Интересно, что дважды в жизни Аракчеева Провидение играет с ним в некую игру – оно уводит его со сцены истории в критический момент. Первый раз это случилось во время убийства Павла, Аракчеева нет в Петербурге, он в опале. И второй раз – во время событий декабря 1825 года. Опять его нет в столице, он в своем имении Грузино, совсем обезумевший от горя после убийства Анастасии Минкиной. Чтобы было понятно, что случилось и как могло не быть самого Аракчеева в это время в Петербурге, надо сказать, что он не просто любил эту женщину и был безраздельно к ней привязан – она для него создавала, воспроизводила тот особый, его мир, в котором только и мог он находиться и существовать. С ее кончиной этот мир рушился. А женщина была жестокой, неуравновешенной, вздорной, деспотичной, и крестьяне страдали от нее безмерно и решились на ее убийство от полного отчаянья и безысходности, прекрасно понимая, чем это грозит всей деревне.

И мир рухнул. Он устроил у себя в Грузино инквизиционный процесс, судя по всему, с пытками, и совершенно сошел с ума. Случилось это как раз незадолго до смерти Александра и пришлось на декабрьские события. Шервуд, человек, разоблачивший Южное общество, через Аракчеева делал доносы, но Аракчееву было не до этого, и он их задержал, не отправил вовремя. Понятно, что у Николая были к нему большие претензии – за своими личными горестями он забыл дела государства, Аракчеев ему сообщал о доносах Шервуда задним числом. Отставку Аракчеев, думаю, получил именно из-за того, что как раз в нужное время его не было там, где он должен был быть.
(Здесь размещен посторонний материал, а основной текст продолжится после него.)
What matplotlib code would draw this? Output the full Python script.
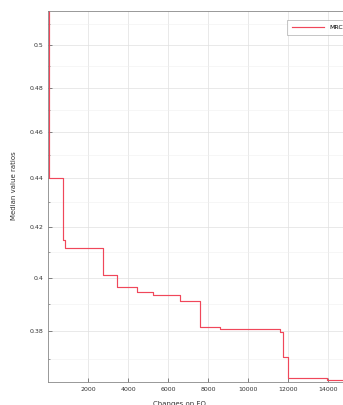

Но это – стечение обстоятельств: из-за страшной трагедии выбыл из системы на какое-то время, – а не его отношение к событиям.

Поскольку у Аракчеева не было семьи и детей, Николай распорядился для сохранения фамилии имя Аракчеева и его состояние передать Кадетскому корпусу. Это было мудрое решение. Его имя присваивалось корпусу, который его взрастил, создал таким, каким он в конце концов и стал.